Islam Lahirkan Generasi Unggul
Hal ini jelas berbeda dengan islam. Ilmu memiliki kedudukan yang sangat tinggi dalam islam. Sebab Ilmu sangat berkaitan dengan keimanan, ketakwaan, dan kemajuan. Dan bukankah wahyu pertama yang Allah Swt turunkan juga mendorong untuk menimba ilmu dan belajar?.
“Bacalah dengan (menyebut) nama Tuhanmu yang menciptakan. Dialah yang menciptakan manusia dari segumpal darah. Bacalah, dan Tuhanmulah Yang Maha Mulia. Yang mengajar (manusia) dengan pena. Dia mengajarkan manusia apa yang tidak diketahuinya,” (terjemah QS. Al-Alaq : 1-5).

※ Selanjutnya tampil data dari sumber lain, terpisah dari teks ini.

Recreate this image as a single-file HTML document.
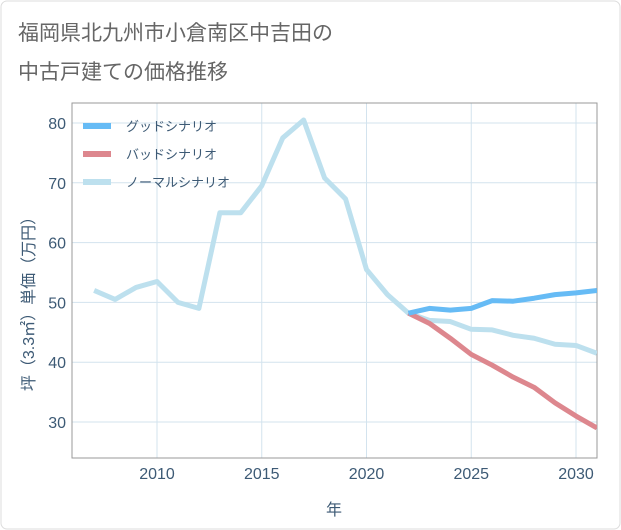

Serta masih banyak lagi ayat-ayat Al-Qur’an yang mendorong manusia untuk belajar, memikirkan alam semesta, dan memuji orang-orang yang beriman dan berilmu. Maka sangat wajar peradaban islam dimasa lalu sangat memuliakan ilmuan dan para ulama yang memegang kunci-kunci ilmu pengetahuan. Lebih-lebih mengingat tujuan pendidikan dalam islam tak lain adalah untuk membentuk generasi yang memiliki akidah islam yang kokoh, kepribadian (syaksiyah) islam yang tangguh ditandai dengan pola fikir dan pola sikapnya sesuai dengan hukum syariah, serta membekali generasi dengan ilmu kehidupan (sains dan teknologi) untuk memakmurkan bumi.

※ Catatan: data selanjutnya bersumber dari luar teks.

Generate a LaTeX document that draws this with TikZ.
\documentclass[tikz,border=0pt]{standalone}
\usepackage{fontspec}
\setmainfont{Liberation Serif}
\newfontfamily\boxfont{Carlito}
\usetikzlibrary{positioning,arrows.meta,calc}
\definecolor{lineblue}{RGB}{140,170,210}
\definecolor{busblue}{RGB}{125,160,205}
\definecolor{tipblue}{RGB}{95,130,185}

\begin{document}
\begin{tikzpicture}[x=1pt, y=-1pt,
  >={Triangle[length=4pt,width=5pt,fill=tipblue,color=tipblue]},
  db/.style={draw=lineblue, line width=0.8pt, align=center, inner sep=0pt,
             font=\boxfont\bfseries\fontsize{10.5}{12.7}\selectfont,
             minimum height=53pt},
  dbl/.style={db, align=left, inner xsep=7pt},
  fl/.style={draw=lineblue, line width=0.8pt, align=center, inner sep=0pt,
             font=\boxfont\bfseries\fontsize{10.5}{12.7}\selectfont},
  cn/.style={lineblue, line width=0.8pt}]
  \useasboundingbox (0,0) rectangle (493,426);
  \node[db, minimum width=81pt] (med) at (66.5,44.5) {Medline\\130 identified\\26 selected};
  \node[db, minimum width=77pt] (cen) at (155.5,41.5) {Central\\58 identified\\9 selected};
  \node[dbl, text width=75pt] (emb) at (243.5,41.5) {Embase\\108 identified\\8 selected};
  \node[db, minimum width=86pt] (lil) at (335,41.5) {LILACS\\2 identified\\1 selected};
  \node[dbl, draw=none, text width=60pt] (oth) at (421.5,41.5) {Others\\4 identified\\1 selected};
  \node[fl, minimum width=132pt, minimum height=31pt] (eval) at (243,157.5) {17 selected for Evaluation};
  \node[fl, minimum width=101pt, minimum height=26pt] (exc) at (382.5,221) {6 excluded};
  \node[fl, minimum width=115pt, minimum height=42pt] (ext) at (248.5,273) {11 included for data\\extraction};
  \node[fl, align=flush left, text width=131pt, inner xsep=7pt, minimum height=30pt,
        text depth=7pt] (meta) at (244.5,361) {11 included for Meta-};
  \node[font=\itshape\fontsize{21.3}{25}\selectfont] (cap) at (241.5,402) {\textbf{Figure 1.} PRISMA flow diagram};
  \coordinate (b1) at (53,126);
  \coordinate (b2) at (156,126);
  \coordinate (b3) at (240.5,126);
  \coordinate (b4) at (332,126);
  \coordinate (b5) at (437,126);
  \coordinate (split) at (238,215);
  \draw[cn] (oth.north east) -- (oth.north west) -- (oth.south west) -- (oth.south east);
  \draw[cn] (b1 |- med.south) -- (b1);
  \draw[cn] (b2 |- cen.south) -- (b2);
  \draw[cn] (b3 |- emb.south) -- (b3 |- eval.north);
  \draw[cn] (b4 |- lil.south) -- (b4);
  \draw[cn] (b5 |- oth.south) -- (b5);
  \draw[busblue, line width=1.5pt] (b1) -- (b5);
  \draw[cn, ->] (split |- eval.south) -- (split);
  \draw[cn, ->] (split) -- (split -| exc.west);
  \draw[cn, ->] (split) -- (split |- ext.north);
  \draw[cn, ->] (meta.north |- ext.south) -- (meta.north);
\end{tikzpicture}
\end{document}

Sejarah pun telah mencatat bahwa islam berhasil mewujudkan cita-cita pendidikan rabbani ini. Terbukti peradaban islam mampu melahirkan para ilmuan unggul seperti Al-Birruni, Ibnu Sina, Al-Khawarizmi, Al-Zahrawi, dan lain sebagainya yang mempelopori berbagai kemajuan dalam bidang sains dan teknologi didunia modern saat ini. Tak kalah juga melahirkan para ulama besar seperti Imam Abu Hanifah, Imam Malik, Imam Syafi’i, Imam Ahmad, Imam Bukhari, Imam Muslim, dan lain sebagainya dengan khazanah keilmuan yang luar biasa. Bahkan tak hanya kaum muslimin, non muslim yang hidup dalam naungan islam pun ikut meneguk kebaikan dan kemajuan. Hal ini sebagaimana diungkapkan oleh Karen Armstrong yang merupakan salah satu sejarawan barat dengan mengatakan,
“Dibawah islam, orang-orang yahudi telah menikmati masa keemasan di Andalusia (Spanyol),” (Karen Armstrong, A History of Jerusalem One City Tree Faith. Hal.326).
Atau dibukunya yang berjudul A Short History, dia mengatakan, “Cendikiawan muslim membuat lebih banyak penemuan ilmiah selama ini daripada diseluruh sejarah yang tercatat sebelumnya”.
Maka tak ayal, dengan tujuan pendidikan yang benar dan ditopang sistem kehidupan yang dibangun diatas wahyu Allah dan sunnah Rasul-Nya, umat islam bisa menjadi umat terbaik dan memimpin peradaban. Maka sudah saatnya umat bangkit dan kembali menerapkan islam dalam bingkai kekhilafahan, sehingga mampu melahirkan SDM unggul pembangun peradaban bukan menjadi operator mesin industri. Wallahu’alam.